Verein Peršman-Obmann Markus Gönitzer kritisiert das Vorgehen der Behörden scharf. „Im Erinnerungsjahr 2025 ist ein solches Vorgehen an einem ehemaligen NS-Tatort nicht nur eine schmerzliche Erfahrung für das Museum Peršman, sondern für alle Gedenkstätten und -initiativen unseres Landes. Stellen Sie sich ein solches Vorgehen der Exekutive in einer anderen NS- Gedenkstätte unseres Landes vor? Was sagen diese Ereignisse über die Wertschätzung gegenüber der Kärntner Slowenischen Volksgruppe und ihrer Geschichte aus?“ Bernard Sadovnik, Nachfahre der Familie Sadovnik und Vorsitzender des Volksgruppenbeirates, ergänzt: „So ein massiver Polizeieinsatz genau 80 Jahre nach dem Massaker reißt bei mir als Nachkomme Wunden auf.“ Und: „Der Polizeieinsatz stand in keiner Relation mit den Vorwürfen. Ich fordere eine sofortige lückenlose politische Aufarbeitung dieses skandalösen Vorfalls und seiner Hintergründe.“
Wie die Polizei am Montag gegen Mittag mitteilte, wurden bei dem Einsatz 62 Verwaltungsübertretungen und zwei Fälle von Widerstand gegen die Staatsgewalt angezeigt. Rechtsanwalt Rudolf Vouk hat sich bereiterklärt, die Betroffenen zu vertreten.

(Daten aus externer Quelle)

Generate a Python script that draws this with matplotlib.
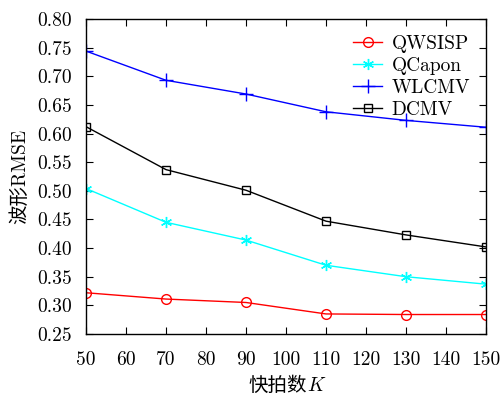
import matplotlib
matplotlib.use("Agg")
import matplotlib.pyplot as plt
from matplotlib.offsetbox import TextArea, HPacker, AnchoredOffsetbox

K = [50, 70, 90, 110, 130, 150]
qwsisp = [0.322, 0.311, 0.305, 0.285, 0.284, 0.284]
qcapon = [0.504, 0.445, 0.414, 0.370, 0.350, 0.337]
wlcmv = [0.744, 0.693, 0.669, 0.638, 0.623, 0.611]
dcmv = [0.612, 0.537, 0.501, 0.447, 0.423, 0.402]
labels = ["QWSISP", "QCapon", "WLCMV", "DCMV"]
xticks = list(range(50, 151, 10))
yticks = [0.25, 0.30, 0.35, 0.40, 0.45, 0.50, 0.55, 0.60, 0.65, 0.70, 0.75, 0.80]

plt.rcParams['font.family'] = ['cmr10', 'Noto Sans CJK SC', 'DejaVu Sans']
plt.rcParams['mathtext.fontset'] = 'cm'

fig = plt.figure(figsize=(5, 3.96), dpi=100)
ax = fig.add_axes([0.172, 0.1566, 0.8, 0.7954])

ax.plot(K, qwsisp, color='red', marker='o', mfc='none', ms=7, lw=1, label=labels[0])
ax.plot(K, qcapon, color='cyan', marker=(6, 2, 0), ms=8, lw=1, label=labels[1])
ax.plot(K, wlcmv, color='blue', marker='+', ms=10, mew=1, lw=1, label=labels[2])
ax.plot(K, dcmv, color='black', marker='s', mfc='none', ms=6, lw=1, label=labels[3])

ax.set_xlim(50, 150)
ax.set_ylim(0.25, 0.80)
ax.set_xticks(xticks)
ax.set_yticks(yticks)
ax.set_xticklabels([str(v) for v in xticks])
ax.set_yticklabels(["%.2f" % v for v in yticks])
ax.tick_params(axis='both', direction='in', top=True, right=True, labelsize=14, length=5)
ax.tick_params(axis='y', pad=10)
ax.tick_params(axis='x', pad=12)
for s in ax.spines.values():
    s.set_linewidth(1)

ax.set_ylabel('波形RMSE', fontsize=14, labelpad=6)

t1 = TextArea('快拍数', textprops=dict(fontsize=14, family=['Noto Sans CJK SC']))
t2 = TextArea('K', textprops=dict(fontsize=14, family=['cmmi10']))
pack = HPacker(children=[t1, t2], pad=0, sep=0, align='baseline')
box = AnchoredOffsetbox(loc='lower center', child=pack, frameon=False, pad=0,
                        borderpad=0, bbox_to_anchor=(0.572, 0.0),
                        bbox_transform=fig.transFigure)
fig.add_artist(box)

ax.legend(loc='upper right', frameon=False, fontsize=14, handlelength=1.5,
          labelspacing=0.22, borderaxespad=0.4, handletextpad=0.5)

fig.savefig('out.png', dpi=100)
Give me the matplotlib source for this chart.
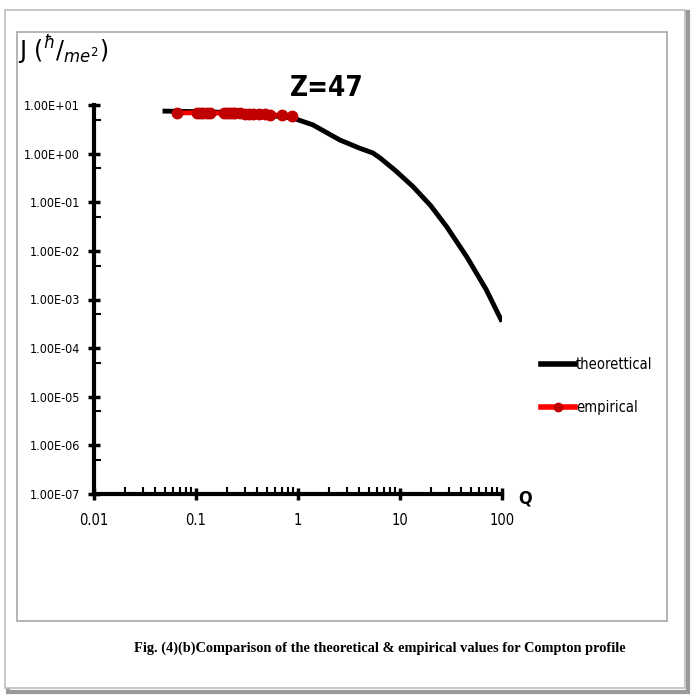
#! /usr/bin/env python3
"""
Compton profile J(Q) for Z=47: theoretical curve against empirical values.
"""

import matplotlib
matplotlib.use("Agg")
import matplotlib.pyplot as plt
from matplotlib.patches import Rectangle
from matplotlib.lines import Line2D

# theoretical Compton profile
q_theory = [0.047, 0.1, 0.3, 0.89, 1.4, 2.58, 4.0, 5.43, 6.4, 9.0, 13.4,
            20.0, 28.8, 45.4, 70.0, 100.0]
j_theory = [7.5, 7.3, 6.9, 5.4, 3.9, 1.9, 1.3, 1.03, 0.81, 0.45, 0.21,
            0.085, 0.031, 0.0074, 0.0016, 0.00035]

# empirical values
q_emp = [0.065, 0.102, 0.11, 0.117, 0.127, 0.137, 0.19, 0.2, 0.215, 0.228,
         0.24, 0.27, 0.3, 0.33, 0.36, 0.41, 0.47, 0.53, 0.70, 0.87]
j_emp = [6.9, 6.9, 6.9, 6.9, 6.8, 6.8, 6.8, 6.8, 6.8, 6.7, 6.7, 6.7, 6.6,
         6.6, 6.6, 6.5, 6.4, 6.3, 6.1, 5.9]

x_ticks = [0.01, 0.1, 1, 10, 100]
x_tick_labels = ["0.01", "0.1", "1", "10", "100"]
y_ticks = [1e-7, 1e-6, 1e-5, 1e-4, 1e-3, 1e-2, 1e-1, 1e0, 1e1]
y_tick_labels = ["1.00E-07", "1.00E-06", "1.00E-05", "1.00E-04", "1.00E-03",
                 "1.00E-02", "1.00E-01", "1.00E+00", "1.00E+01"]

W, H = 694, 695


def narrow(size, bold=False):
    return {"family": "DejaVu Sans", "stretch": "condensed", "size": size,
            "weight": "bold" if bold else "normal"}


def main():
    fig = plt.figure(figsize=(W / 100, H / 100), dpi=100)

    # page frames, kept behind the axes
    fig.patches.append(Rectangle((8 / W, 1 - 692 / H), 680 / W, 680 / H,
                                 transform=fig.transFigure, fill=False,
                                 edgecolor="#9a9a9a", linewidth=3,
                                 zorder=-3))
    fig.patches.append(Rectangle((5 / W, 1 - 688 / H), 680 / W, 678 / H,
                                 transform=fig.transFigure, facecolor="white",
                                 edgecolor="#bdbdbd", linewidth=1.2,
                                 zorder=-2))
    fig.patches.append(Rectangle((17 / W, 1 - 621 / H), 650 / W, 589 / H,
                                 transform=fig.transFigure, fill=False,
                                 edgecolor="#a8a8a8", linewidth=1.2,
                                 zorder=-1))

    ax = fig.add_axes([94 / W, 1 - 494 / H, 408 / W, 389 / H])
    ax.set_xscale("log")
    ax.set_yscale("log")
    ax.set_xlim(0.01, 100)
    ax.set_ylim(1e-7, 10)
    ax.patch.set_alpha(0)

    ax.plot(q_theory, j_theory, color="black", linewidth=3.5,
            solid_capstyle="butt", zorder=2)
    ax.plot(q_emp, j_emp, color="#ff0000", linewidth=3.5, marker="o",
            markersize=7.5, markerfacecolor="#c00000",
            markeredgecolor="#c00000", zorder=3)

    for side in ("top", "right"):
        ax.spines[side].set_visible(False)
    for side in ("left", "bottom"):
        ax.spines[side].set_linewidth(3)

    ax.set_xticks(x_ticks)
    ax.set_xticklabels(x_tick_labels, fontdict=narrow(10.5))
    ax.set_yticks(y_ticks)
    ax.set_yticklabels(y_tick_labels, fontdict=narrow(9))
    ax.yaxis.set_minor_locator(matplotlib.ticker.LogLocator(
        base=10, subs=(5,), numticks=20))
    ax.yaxis.set_minor_formatter(matplotlib.ticker.NullFormatter())
    ax.tick_params(which="major", direction="inout", length=8, width=2.5,
                   pad=6)
    ax.tick_params(axis="x", which="major", pad=10)
    ax.tick_params(which="minor", direction="in", length=5, width=1.5)

    fig.text(518 / W, 1 - 498 / H, "Q", fontdict=narrow(13, True),
             va="center", ha="left")
    fig.text(327 / W, 1 - 88 / H, "Z=47", fontdict=narrow(20, True),
             va="center", ha="center")
    fig.text(18 / W, 1 - 50 / H, r"J $(^{\hbar}/_{me^2})$", fontsize=17,
             va="center", ha="left")

    handles = [
        Line2D([], [], color="black", linewidth=4),
        Line2D([], [], color="#ff0000", linewidth=4, marker="o",
               markersize=6, markerfacecolor="#c00000",
               markeredgecolor="#c00000"),
    ]
    fig.legend(handles, ["theorettical", "empirical"],
               loc="center left", bbox_to_anchor=(528 / W, 1 - 386 / H),
               frameon=False, handlelength=2.3, handletextpad=0.1,
               labelspacing=1.9, prop=narrow(10.5))

    fig.text(380 / W, 1 - 648 / H,
             "Fig. (4)(b)Comparison of the theoretical & empirical values "
             "for Compton profile",
             fontsize=10.4, fontweight="bold", family="Liberation Serif",
             ha="center", va="center")

    fig.savefig("out.png", dpi=100)


if __name__ == "__main__":
    main()
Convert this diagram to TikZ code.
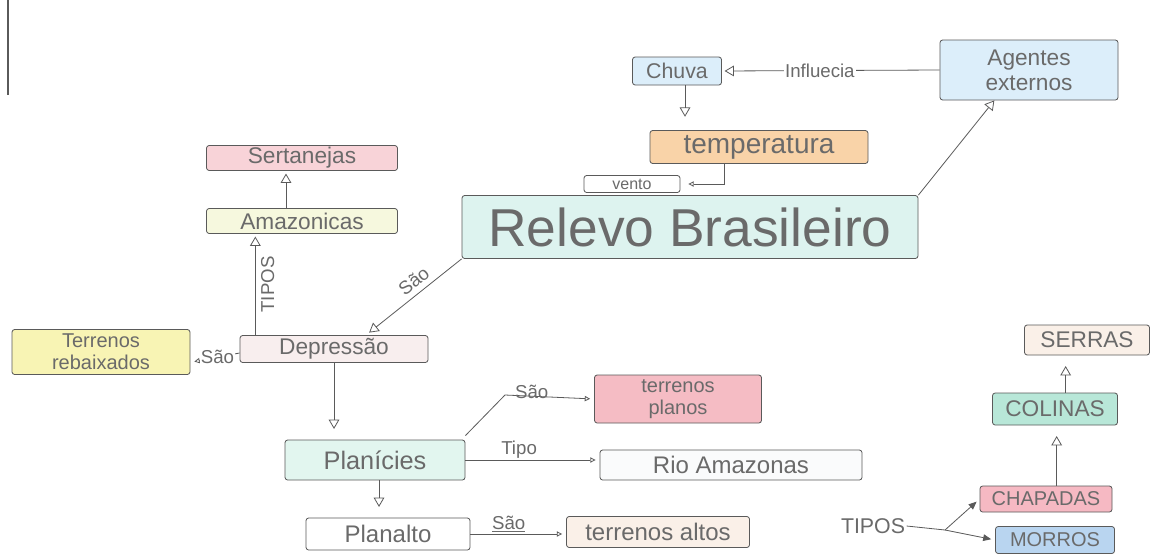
\documentclass[tikz,border=0pt]{standalone}
\usepackage{fontspec}
\setmainfont{Liberation Sans}
\usetikzlibrary{arrows.meta,calc}
\definecolor{inkc}{HTML}{6A6A6A}
\definecolor{linec}{HTML}{5A5A5A}
\definecolor{cblue}{HTML}{DCEEFA}
\definecolor{corange}{HTML}{F9D3A8}
\definecolor{ccyan}{HTML}{DDF3EF}
\definecolor{cpink}{HTML}{F8D3D8}
\definecolor{cyell}{HTML}{F6F8DE}
\definecolor{cdepr}{HTML}{F8EEEE}
\definecolor{cyellow}{HTML}{F8F4B4}
\definecolor{cmint}{HTML}{E2F6EF}
\definecolor{crose}{HTML}{F5BCC4}
\definecolor{cwhite}{HTML}{FAFBFC}
\definecolor{cpeach}{HTML}{FAF0E8}
\definecolor{cchap}{HTML}{F6B9C3}
\definecolor{cmorros}{HTML}{B9D5F0}
\definecolor{ccol}{HTML}{B8E7D8}
\tikzset{
  box/.style={draw=linec, line width=0.6pt, rounded corners=2pt, text=inkc, inner sep=1pt, align=center},
  sz/.style 2 args={minimum width=#1*0.75pt, minimum height=#2*0.75pt},
  fs/.style={font=\fontsize{#1pt}{1.1\dimexpr #1pt\relax}\selectfont},
  conn/.style={draw=linec, line width=0.6pt},
  oarr/.style={conn, -{Triangle[open, length=7pt, width=8pt]}},
  sarr/.style={conn, -{Triangle[open, length=4pt, width=4pt]}},
  farr/.style={conn, -{Triangle[length=6pt, width=5pt]}},
  lbl/.style={text=inkc, font=\fontsize{14pt}{16pt}\selectfont, inner sep=1pt},
}
\begin{document}
\begin{tikzpicture}[x=0.75pt, y=-0.75pt]
\path[use as bounding box, fill=white] (0,0) rectangle (1168,554);
\draw[linec, line width=0.8pt] (8,0) -- (8,95);
% nodes
\node[box, fill=cblue, sz={89}{28}, fs=16] (chuva) at (677,71) {Chuva};
\node[box, fill=cblue, sz={178}{60}, fs=17] (agentes) at (1029,70) {Agentes\\externos};
\node[box, fill=corange, sz={218}{33}, fs=21] (temp) at (759,147) {temperatura};
\node[box, fill=white, sz={96}{17}, fs=12] (vento) at (632,184) {vento};
\node[box, fill=ccyan, sz={456}{63}, fs=40] (relevo) at (690,227) {Relevo Brasileiro};
\node[box, fill=cpink, sz={191}{25}, fs=17] (sert) at (302,158) {Sertanejas};
\node[box, fill=cyell, sz={191}{25}, fs=17] (amaz) at (302,221) {Amazonicas};
\node[box, fill=cdepr, sz={188}{27}, fs=17] (depr) at (334,349) {Depressão};
\node[box, fill=cyellow, sz={178}{45}, fs=15] (terreb) at (101,352) {Terrenos\\rebaixados};
\node[box, fill=cmint, sz={180}{40}, fs=19] (plan) at (375,460) {Planícies};
\node[box, fill=crose, sz={167}{48}, fs=15] (terplan) at (678,399) {terrenos\\planos};
\node[box, fill=cwhite, sz={262}{30}, fs=18] (rio) at (731,465) {Rio Amazonas};
\node[box, fill=white, sz={164}{32}, fs=18] (planalto) at (388,534) {Planalto};
\node[box, fill=cpeach, sz={183}{31}, fs=18] (teralt) at (658,532) {terrenos altos};
\node[lbl, font=\fontsize{16pt}{18pt}\selectfont] (tipos) at (873,526) {TIPOS};
\coordinate (junc) at (945,530);
\node[box, fill=cchap, sz={132}{26}, fs=15] (chap) at (1046,499) {CHAPADAS};
\node[box, fill=cmorros, sz={119}{27}, fs=15] (morros) at (1055,540) {MORROS};
\node[box, fill=ccol, sz={125}{32}, fs=17] (colinas) at (1055,409) {COLINAS};
\node[box, fill=cpeach, sz={125}{30}, fs=17] (serras) at (1087,340) {SERRAS};
% connectors
\draw[oarr, shorten >=2pt] (agentes.west) -- (chuva.east)
  node[lbl, pos=0.55, fill=white] {Influecia};
\draw[oarr, shorten >=10pt] ([xshift=6]chuva.south) -- ([xshift=6]chuva.south |- temp.north);
\draw[sarr, shorten >=6pt] ([xshift=-26]temp.south) |- (vento.east);
\draw[oarr] (relevo.north east) -- ([xshift=-26]agentes.south);
\draw[oarr, shorten >=2pt] ([xshift=-12]amaz.north) -- ([xshift=-12]amaz.north |- sert.south);
\draw[oarr, shorten >=2pt] ([xshift=-59]depr.north) -- ([xshift=-59]depr.north |- amaz.south)
  node[lbl, pos=0.5, right=3pt, rotate=90, anchor=north] {TIPOS};
\draw[oarr, shorten >=3pt] (relevo.south west) -- ([xshift=24]depr.north)
  node[lbl, pos=0.42, sloped, above=3pt] {São};
\draw[sarr, shorten >=3pt] ([yshift=-3]depr.west) -- ([yshift=-10]terreb.east |- depr.west)
  node[lbl, pos=0.45, fill=white] {São};
\draw[oarr, shorten >=8pt] (depr.south) -- (depr.south |- plan.north);
\draw[sarr, shorten >=3pt] ([yshift=3]plan.north east) -- (505,395) -- (terplan.west)
  node[lbl, pos=0.3, above, yshift=-3pt] {São};
\draw[sarr, shorten >=3pt] (plan.east) -- (plan.east -| rio.west)
  node[lbl, pos=0.4, above] {Tipo};
\draw[oarr, shorten >=8pt] ([xshift=3]plan.south) -- ([xshift=3]plan.south |- planalto.north);
\draw[sarr, shorten >=3pt] (planalto.east) -- (planalto.east -| teralt.west)
  node[lbl, pos=0.4, above] {\underline{São}};
\draw[conn] (tipos.east) -- (junc);
\draw[farr, shorten >=3pt] (junc) -- (chap.west);
\draw[farr, shorten >=3pt] (junc) -- (morros.west);
\draw[oarr, shorten >=8pt] ([xshift=8]chap.north) -- ([xshift=8]chap.north |- colinas.south);
\draw[oarr, shorten >=8pt] ([xshift=8]colinas.north) -- ([xshift=8]colinas.north |- serras.south);
\end{tikzpicture}
\end{document}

Er will außerdem Anzeige wegen Amtsmissbrauchs erstatten.
Landeshauptmann Peter Kaiser (SPÖ) hat angekündigt, Museumsleitung, Verfassungsschutz, Bezirkshauptmannschaft und Gemeinde zum Runden Tisch zu laden. Ziel sei eine „lückenlose Aufklärung, wie es zu dieser Situation gekommen ist.“
Volksgruppen-Sprecherin der Grünen, Olga Voglauer, verortet einen „massiv überzogenen Polizei-Großeinsatz“. SPÖ-Sprecherin für Erinnerungskultur, Sabine Schatz, mahnt in einer Aussendung „besondere Sensibilität und Verhältnismäßigkeit“ im Umgang mit Gedenkstätten ein. Die Polizei will den Einsatz nun analysieren.
Es ist der 27. Juli 2025. Das Wetter ist nicht besonders gut, weder in Wien noch in Kärnten. Am Himmel hängt eine dicke, graue Wolkendecke. Während in der Wiener Innenstadt an diesem Wochenende Rechtsextreme ihre Parolen schreien, steht vor einer NS-Gedenkstätte die Polizei.
Korrekturhinweis: Die Demo der Identitären fand am Samstag, dem 26. Juli statt. Der Polizeieinsatz am Peršmanhof einen Tag später, am 27. Juli 2025.